The album also takes stylistic twists, from “California” (neo-soul Tropicalia) to “Stand Tall,” which cycles between different takes on inspirational afterhours music (jazz flute, ambient keyboards, bedroom acoustic guitar, and AutoTune all make their way into the mix). These shambolic tracks, especially compared to the songs that feel borrowed from Glover’s heroes, show him as an evolving, audacious songwriter and musician, as do the autobiographical flourishes on “Baby Boy” (written to his son) and the starry, smoky arrangement on the instrumental “The Night Me and Your Mama Met.”
Not unlike Atlanta, the FX series created by and starring Glover, Awaken, My Love! sometimes uses weirdly digressive moments to quickly expose Glover’s private ambitions and thoughts, even if it generally has an irreverent tone and the energy of a jittery sideshow.
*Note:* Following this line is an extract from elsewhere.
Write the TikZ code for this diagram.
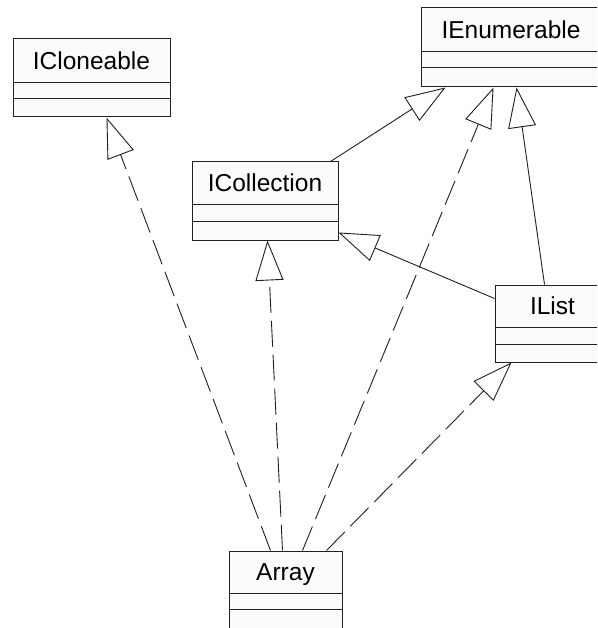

It’s thus the cartoonish paranoia and rowdy abandon of the ’70s funk titans that dominate the album, not the millennial ennui or personal and cerebral angst of Glover the comedian and actor.
This isn’t to say that his impressions aren’t spot on, nor that he could have picked a better time to bring back the collectivist whimsy of groups like Funkadelic. But much of the album plays like a third-party rendering of a very good time, and feels destined for one-off status in the Childish Gambino catalogue. A maddening ride with an authenticity problem, Awaken, My Love! finds Glover confusing his idols for muses.